INSTRUCTIONS TO FOLLOW ::
Find every line with the word "draws". Copy those lines.

RAW RECORDS ::
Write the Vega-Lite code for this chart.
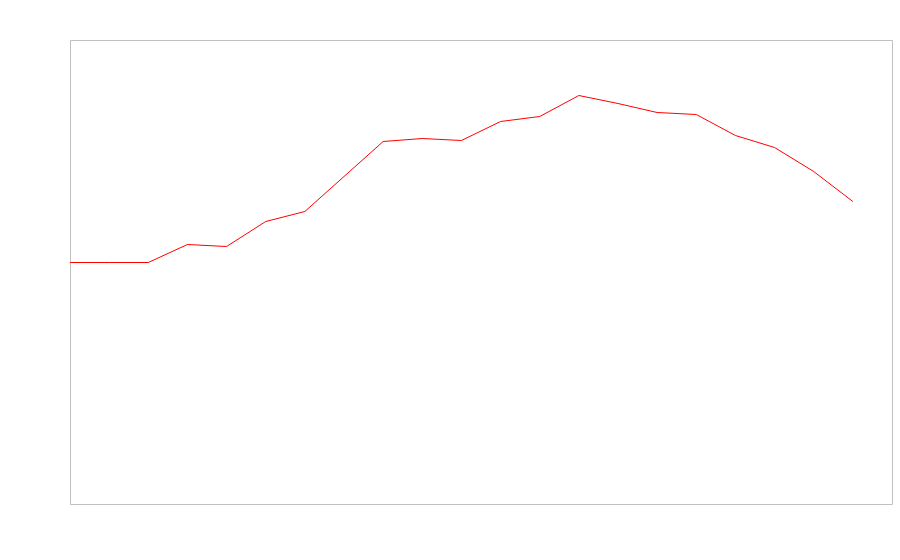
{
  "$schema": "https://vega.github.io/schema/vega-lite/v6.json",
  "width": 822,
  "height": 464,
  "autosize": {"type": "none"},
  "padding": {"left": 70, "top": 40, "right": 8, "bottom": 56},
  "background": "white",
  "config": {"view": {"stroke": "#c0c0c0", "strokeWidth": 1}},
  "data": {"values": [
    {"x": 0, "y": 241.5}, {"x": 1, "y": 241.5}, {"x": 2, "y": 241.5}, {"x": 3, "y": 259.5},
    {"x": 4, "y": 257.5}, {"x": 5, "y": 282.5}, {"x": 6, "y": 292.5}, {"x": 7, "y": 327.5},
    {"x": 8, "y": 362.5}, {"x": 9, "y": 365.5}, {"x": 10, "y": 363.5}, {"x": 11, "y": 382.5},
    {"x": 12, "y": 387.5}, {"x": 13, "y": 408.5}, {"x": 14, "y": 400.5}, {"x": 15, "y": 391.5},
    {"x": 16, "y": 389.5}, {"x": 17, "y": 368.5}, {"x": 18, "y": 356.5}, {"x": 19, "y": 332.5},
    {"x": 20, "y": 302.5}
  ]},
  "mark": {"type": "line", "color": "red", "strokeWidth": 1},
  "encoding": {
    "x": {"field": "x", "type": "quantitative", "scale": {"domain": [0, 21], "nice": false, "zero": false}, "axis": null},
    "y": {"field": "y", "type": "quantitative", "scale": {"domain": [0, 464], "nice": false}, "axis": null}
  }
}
==
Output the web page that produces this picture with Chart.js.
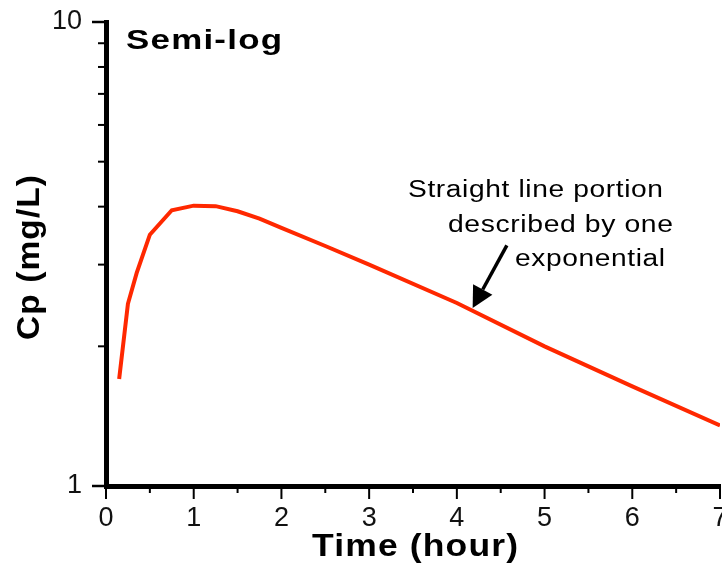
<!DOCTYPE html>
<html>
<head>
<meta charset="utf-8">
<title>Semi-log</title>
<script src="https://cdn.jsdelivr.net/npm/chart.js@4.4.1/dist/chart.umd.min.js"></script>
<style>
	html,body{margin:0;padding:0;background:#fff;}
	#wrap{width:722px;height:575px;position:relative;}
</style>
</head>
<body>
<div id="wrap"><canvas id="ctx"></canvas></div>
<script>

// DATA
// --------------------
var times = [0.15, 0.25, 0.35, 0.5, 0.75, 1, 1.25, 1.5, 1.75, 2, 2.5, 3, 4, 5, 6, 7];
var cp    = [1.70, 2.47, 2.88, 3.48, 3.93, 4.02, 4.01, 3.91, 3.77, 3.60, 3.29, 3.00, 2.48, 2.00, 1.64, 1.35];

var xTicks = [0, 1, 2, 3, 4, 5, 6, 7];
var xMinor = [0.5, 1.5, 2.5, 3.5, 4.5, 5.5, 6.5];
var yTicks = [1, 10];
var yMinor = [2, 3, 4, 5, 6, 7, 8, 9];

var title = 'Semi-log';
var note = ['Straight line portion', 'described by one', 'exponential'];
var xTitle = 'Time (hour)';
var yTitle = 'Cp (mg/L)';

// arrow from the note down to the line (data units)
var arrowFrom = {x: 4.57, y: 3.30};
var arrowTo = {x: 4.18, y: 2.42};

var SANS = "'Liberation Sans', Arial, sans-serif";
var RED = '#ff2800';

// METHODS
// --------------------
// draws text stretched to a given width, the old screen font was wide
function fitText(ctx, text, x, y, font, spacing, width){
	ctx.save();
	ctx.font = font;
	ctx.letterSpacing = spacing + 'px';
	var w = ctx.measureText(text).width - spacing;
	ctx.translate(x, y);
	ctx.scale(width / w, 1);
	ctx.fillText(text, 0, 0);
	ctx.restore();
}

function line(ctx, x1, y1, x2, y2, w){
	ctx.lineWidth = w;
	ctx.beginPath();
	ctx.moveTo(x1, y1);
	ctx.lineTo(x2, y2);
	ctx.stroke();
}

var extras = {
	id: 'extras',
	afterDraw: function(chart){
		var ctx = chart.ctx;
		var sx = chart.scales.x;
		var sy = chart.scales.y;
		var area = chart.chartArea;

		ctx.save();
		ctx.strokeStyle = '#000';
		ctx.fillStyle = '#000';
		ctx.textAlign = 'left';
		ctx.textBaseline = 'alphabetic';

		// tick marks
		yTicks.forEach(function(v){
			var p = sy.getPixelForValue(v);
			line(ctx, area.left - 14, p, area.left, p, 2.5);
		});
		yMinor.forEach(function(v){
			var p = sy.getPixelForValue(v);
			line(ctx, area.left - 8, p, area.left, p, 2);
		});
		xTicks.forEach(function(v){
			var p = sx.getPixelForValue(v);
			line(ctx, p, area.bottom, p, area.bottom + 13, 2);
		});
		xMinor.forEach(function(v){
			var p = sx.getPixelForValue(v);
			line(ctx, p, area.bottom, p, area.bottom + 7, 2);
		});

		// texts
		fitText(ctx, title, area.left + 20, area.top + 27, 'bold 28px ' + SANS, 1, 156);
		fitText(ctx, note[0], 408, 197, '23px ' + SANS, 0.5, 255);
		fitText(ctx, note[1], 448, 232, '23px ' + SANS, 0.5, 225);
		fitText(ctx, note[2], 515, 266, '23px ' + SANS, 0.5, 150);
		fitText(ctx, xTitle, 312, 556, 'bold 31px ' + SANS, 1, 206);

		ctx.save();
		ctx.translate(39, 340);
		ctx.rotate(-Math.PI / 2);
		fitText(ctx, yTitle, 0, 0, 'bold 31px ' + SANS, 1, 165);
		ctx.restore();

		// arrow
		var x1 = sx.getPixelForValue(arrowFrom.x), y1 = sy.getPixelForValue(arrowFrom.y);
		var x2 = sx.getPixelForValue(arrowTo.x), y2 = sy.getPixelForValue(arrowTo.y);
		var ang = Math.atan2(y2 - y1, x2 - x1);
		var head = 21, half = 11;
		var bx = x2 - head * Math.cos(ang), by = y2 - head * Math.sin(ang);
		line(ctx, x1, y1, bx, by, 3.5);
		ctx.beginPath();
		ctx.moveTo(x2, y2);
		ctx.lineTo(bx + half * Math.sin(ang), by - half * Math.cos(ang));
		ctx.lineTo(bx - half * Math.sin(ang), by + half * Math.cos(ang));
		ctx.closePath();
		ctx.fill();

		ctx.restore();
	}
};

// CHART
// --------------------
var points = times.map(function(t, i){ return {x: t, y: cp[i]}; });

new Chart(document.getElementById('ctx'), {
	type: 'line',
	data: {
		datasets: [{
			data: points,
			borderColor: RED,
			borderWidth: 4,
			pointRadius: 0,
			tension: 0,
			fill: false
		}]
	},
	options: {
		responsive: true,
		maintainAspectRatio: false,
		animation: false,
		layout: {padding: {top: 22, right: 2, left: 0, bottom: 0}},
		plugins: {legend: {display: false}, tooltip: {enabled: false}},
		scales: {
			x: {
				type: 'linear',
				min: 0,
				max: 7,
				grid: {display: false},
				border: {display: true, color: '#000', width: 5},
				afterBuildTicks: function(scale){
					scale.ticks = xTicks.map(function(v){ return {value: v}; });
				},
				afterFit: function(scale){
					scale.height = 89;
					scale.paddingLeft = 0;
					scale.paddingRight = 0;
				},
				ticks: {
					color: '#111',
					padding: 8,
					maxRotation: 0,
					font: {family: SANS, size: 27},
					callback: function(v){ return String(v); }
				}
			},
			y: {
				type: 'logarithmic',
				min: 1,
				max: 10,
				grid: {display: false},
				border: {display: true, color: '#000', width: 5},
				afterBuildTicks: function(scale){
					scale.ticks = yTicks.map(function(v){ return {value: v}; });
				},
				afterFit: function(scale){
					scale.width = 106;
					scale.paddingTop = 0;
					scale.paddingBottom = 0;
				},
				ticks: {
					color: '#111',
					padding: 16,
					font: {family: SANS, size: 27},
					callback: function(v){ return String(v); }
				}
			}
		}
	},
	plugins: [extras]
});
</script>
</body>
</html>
--
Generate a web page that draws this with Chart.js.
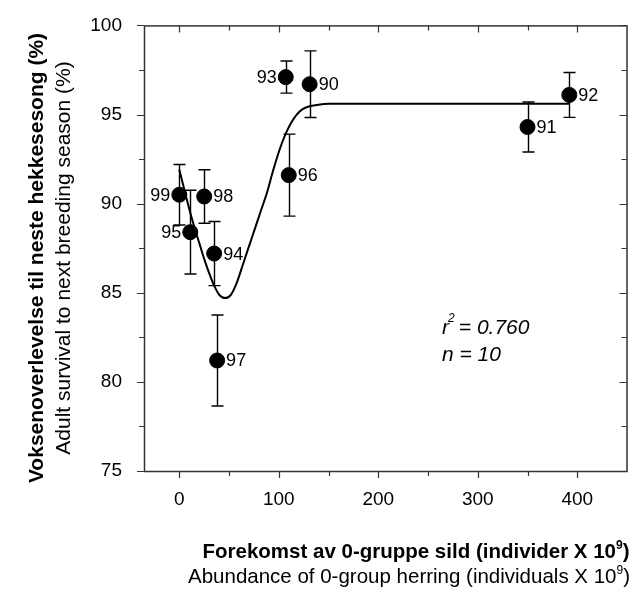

COMPLETE OUTPUT ::
// draws text stretched to a given width, the old screen font was wide
Generate a web page that draws this with Chart.js.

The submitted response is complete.